Faiseur d’ambiance glauque, Jordan Peele parvient à créer un climax à la fois tétanisant, comme à l’opposé humoristique, lequel joue avec intelligence des extrêmes pour détendre l’atmosphère, avant de repartir de plus belle. Pour autant, « Us » n’est pas effrayant dans ce qu’il nous montre, mais bien dans ce qu’il nous dit. Dans sa belle de mise en abîme, il peut largement féliciter ses acteurs, qui en plus de jouer parfois deux rôles dans une même scène, parviennent à nous faire ressentir le niveau de terreur auquel ils sont confrontés. Mais c’est sans doute Lupita Nyang’o qui nous offre la prestation la plus remarquable, et mémorable, laquelle distille aussi, par rapport à ses faits et gestes, des indices liés aux raisons de l’attaque des doubles maléfiques.

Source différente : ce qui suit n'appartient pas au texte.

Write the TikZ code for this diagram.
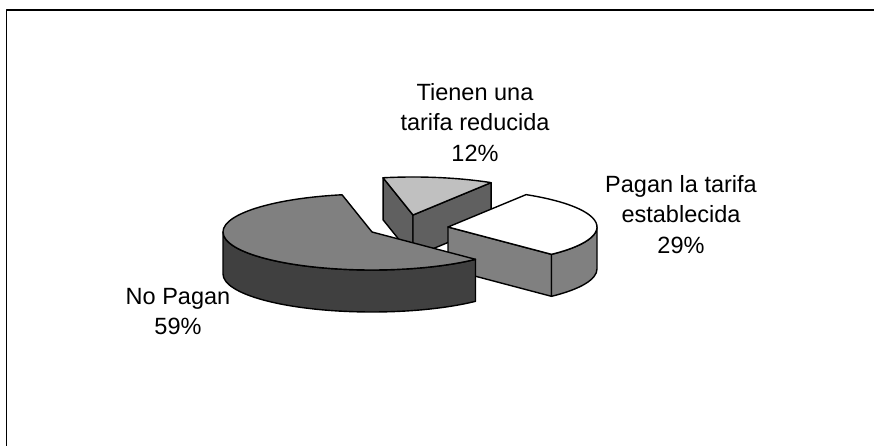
\documentclass[tikz,border=0pt]{standalone}
\usepackage{fontspec}
\setmainfont{Liberation Sans}
\usetikzlibrary{calc}
\definecolor{smalltop}{HTML}{C0C0C0}
\definecolor{smallside}{HTML}{606060}
\definecolor{bigtop}{HTML}{808080}
\definecolor{bigside}{HTML}{404040}
\definecolor{pagtop}{HTML}{FFFFFF}
\definecolor{pagside}{HTML}{808080}
\begin{document}
\begin{tikzpicture}[x=1pt,y=1pt,line join=round,
  edge/.style={draw=black,line width=1.4pt},
  ell/.style={x radius=149,y radius=38},
  lbl/.style={align=center,inner sep=0pt,anchor=north,font=\fontsize{23.5}{30.5}\selectfont}]
\useasboundingbox (0,0) rectangle (874,446);
% frame
\draw[line width=1.2pt] (6.5,-20) rectangle (890,436);
% centres
\coordinate (S) at (413,231);
\coordinate (T) at (448,219);
\coordinate (B) at (372,214);
% 12% slice (back)
\filldraw[fill=smallside,edge] (S) -- ++(101.6:149 and 38) -- ++(0,-42) -- ($(S)+(0,-42)$) -- cycle;
\filldraw[fill=smallside,edge] (S) -- ++(58.4:149 and 38) -- ++(0,-42) -- ($(S)+(0,-42)$) -- cycle;
\filldraw[fill=smalltop,edge] (S) -- ++(58.4:149 and 38) arc[start angle=58.4,end angle=101.6,ell] -- cycle;
% 29% slice
\filldraw[fill=pagside,edge] (T) -- ++(-46:149 and 38) -- ++(0,-42) -- ($(T)+(0,-42)$) -- cycle;
\filldraw[fill=pagside,edge] ($(T)+(-46:149 and 38)$) arc[start angle=-46,end angle=0,ell] -- ++(0,-42) arc[start angle=0,end angle=-46,ell] -- cycle;
\filldraw[fill=pagtop,edge] (T) -- ++(-46:149 and 38) arc[start angle=-46,end angle=58.4,ell] -- cycle;
% 59% slice (front)
\filldraw[fill=bigside,edge] ($(B)+(180:149 and 38)$) arc[start angle=180,end angle=314,ell] -- ++(0,-42) arc[start angle=314,end angle=180,ell] -- cycle;
\filldraw[fill=bigtop,edge] (B) -- ++(101.6:149 and 38) arc[start angle=101.6,end angle=314,ell] -- cycle;
% labels
\node[lbl] (l12) at (475,363) {Tienen una\\tarifa reducida\\12\%};
\node[lbl] (l29) at (681,271) {Pagan la tarifa\\establecida\\29\%};
\node[lbl] (l59) at (178,158) {No Pagan\\59\%};
\end{tikzpicture}
\end{document}
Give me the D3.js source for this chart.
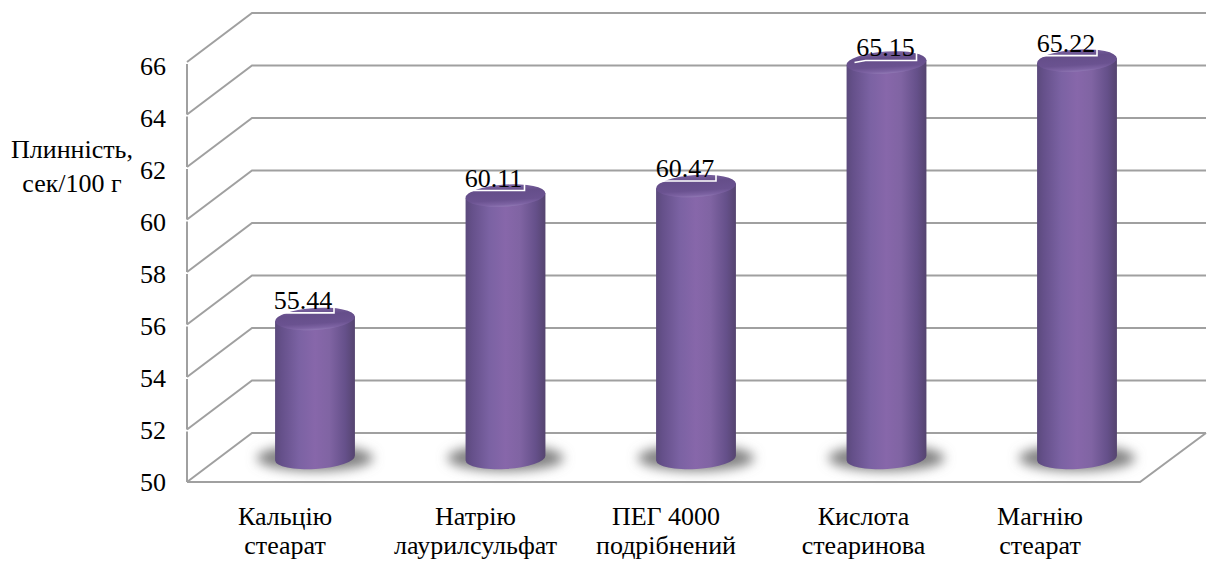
<!DOCTYPE html>
<html>
<head>
<meta charset="utf-8">
<script src="https://cdn.jsdelivr.net/npm/d3@7/dist/d3.min.js"></script>
<style>
html,body{margin:0;padding:0;background:#fff;overflow:hidden}
text{font-family:"Liberation Serif",serif;fill:#000}
</style>
</head>
<body>
<svg id="chart" width="1214" height="561"></svg>
<script>
// Flowability of tablet mass by excipient
const categories = [["Кальцію","стеарат"],["Натрію","лаурилсульфат"],["ПЕГ 4000","подрібнений"],["Кислота","стеаринова"],["Магнію","стеарат"]];
const values = [55.44, 60.11, 60.47, 65.15, 65.22];
const valueLabels = ["55.44", "60.11", "60.47", "65.15", "65.22"];
const tickValues = [50,52,54,56,58,60,62,64,66];
const axisTitle = ["Плинність,","сек/100 г"];

const svg = d3.select("#chart");
const defs = svg.append("defs");

// Oblique projection of the plot box
const depthX = 65, depthY = -49;
const frontLeft = 187, frontRight = 1140;
const y = d3.scaleLinear().domain([50,66]).range([482,62]);
const yLabel = d3.scaleLinear().domain([50,66]).range([482,66]);
const yBar = d3.scaleLinear().domain([50,66]).range([462.6,40]);
const barBase = 458;
const x = d3.scalePoint().domain(d3.range(values.length)).range([315,1077]);
const barRx = 40, barRy = 11, tilt = -3.5;

// Hand placement of the free-floating text boxes relative to their bars
const categoryShift = [-30,-30,-30,-23,-37];
const labelShift = [[-12,-10],[-12,-9],[-11,-9],[-1,-6],[-11,-9]];

const body = defs.append("linearGradient").attr("id","cyl");
[[0,"#5b4a7c"],[0.08,"#65508a"],[0.3,"#7b62a3"],[0.5,"#8767aa"],[0.68,"#8064a3"],[0.88,"#65508a"],[1,"#55446f"]]
  .forEach(([o,c]) => body.append("stop").attr("offset",o).attr("stop-color",c));
const cap = defs.append("linearGradient").attr("id","cap").attr("x1",0).attr("y1",1).attr("x2",0).attr("y2",0);
[[0,"#9078b4"],[0.1,"#7d63a3"],[0.3,"#6a5290"],[0.7,"#654e8a"],[1,"#7a62a0"]]
  .forEach(([o,c]) => cap.append("stop").attr("offset",o).attr("stop-color",c));
defs.append("filter").attr("id","soft").attr("x","-30%").attr("y","-100%").attr("width","160%").attr("height","300%")
  .append("feGaussianBlur").attr("stdDeviation",6);

// Walls, floor and gridlines
const lineColor = "#a0a0a0";
const grid = svg.append("g").attr("fill","none").attr("stroke",lineColor).attr("stroke-width",2);
grid.selectAll("path.grid").data(tickValues).join("path").attr("class","grid")
  .attr("d", d => `M${frontLeft},${y(d)}L${frontLeft+depthX},${y(d)+depthY}L${frontRight+depthX+1},${y(d)+depthY}`);
grid.selectAll("line.wall").data(d3.pairs(tickValues)).join("line").attr("class","wall")
  .attr("x1",frontLeft).attr("x2",frontLeft)
  .attr("y1",d => y(d[0])).attr("y2",d => y(d[1])+2);
grid.append("path").attr("d",`M${frontLeft},${y(50)}L${frontRight},${y(50)}L${frontRight+depthX+1},${y(50)+depthY}`);

// Tick labels
svg.append("g").selectAll("text").data(tickValues).join("text")
  .attr("x",166).attr("y",d => yLabel(d)).attr("dy","0.34em")
  .attr("text-anchor","end").attr("font-size",26).text(d => d);

// Axis title
svg.append("g").selectAll("text").data(axisTitle).join("text")
  .attr("x",72).attr("y",(d,i) => 149+i*34).attr("dy","0.34em")
  .attr("text-anchor","middle").attr("font-size",26).text(d => d);

// Cylinders
const edge = (cx, cy, side) => {
  const a = tilt*Math.PI/180;
  return [cx+side*barRx*Math.cos(a), cy+side*barRx*Math.sin(a)];
};
const bars = svg.append("g").selectAll("g").data(values).join("g");
bars.append("ellipse")
  .attr("cx",(d,i) => x(i)).attr("cy",458).attr("rx",58).attr("ry",13)
  .attr("fill","#808080").attr("filter","url(#soft)");
bars.append("path").attr("fill","url(#cyl)")
  .attr("d",(d,i) => {
    const cx = x(i), top = yBar(d);
    const [lx,ly] = edge(cx,top,-1), [rx,ry] = edge(cx,top,1);
    const [blx,bly] = edge(cx,barBase,-1), [brx,bry] = edge(cx,barBase,1);
    return `M${lx},${ly}L${blx},${bly}A${barRx},${barRy} ${tilt} 0 0 ${brx},${bry}L${rx},${ry}Z`;
  });
bars.append("ellipse")
  .attr("cx",(d,i) => x(i)).attr("cy",d => yBar(d)).attr("rx",barRx).attr("ry",barRy)
  .attr("transform",(d,i) => `rotate(${tilt} ${x(i)} ${yBar(d)})`)
  .attr("fill","url(#cap)");

// Value labels with their white leader outline
const labels = svg.append("g").selectAll("g").data(values).join("g")
  .attr("transform",(d,i) => `translate(${x(i)+labelShift[i][0]},${yBar(d)+labelShift[i][1]})`);
labels.append("path").attr("fill","none").attr("stroke","#fff").attr("stroke-width",1.6)
  .attr("d","M-31,6L-20,4L31,4L31,-4");
labels.append("text").attr("text-anchor","middle").attr("font-size",26)
  .text((d,i) => valueLabels[i]);

// Category labels
const cats = svg.append("g").selectAll("text").data(categories).join("text")
  .attr("text-anchor","middle").attr("font-size",26);
cats.each(function(d,i){
  d3.select(this).selectAll("tspan").data(d).join("tspan")
    .attr("x",x(i)+categoryShift[i])
    .attr("y",(t,k) => 525+k*29).text(t => t);
});
</script>
</body>
</html>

Alors qu’il installe au compte-goutte un twist savamment orchestré, bien qu’invraisemblable si on creuse un peu, « Us » prouve tout le talent de son réalisateur pour filmer du cinéma d’horreur et nous raconter une histoire (parfois tordue), imprégnée d’un véritable contexte politico-social, et distillée avec une bonne couche de second degré, laquelle vient d’autant plus nous rappeler toute l’horreur de la chose.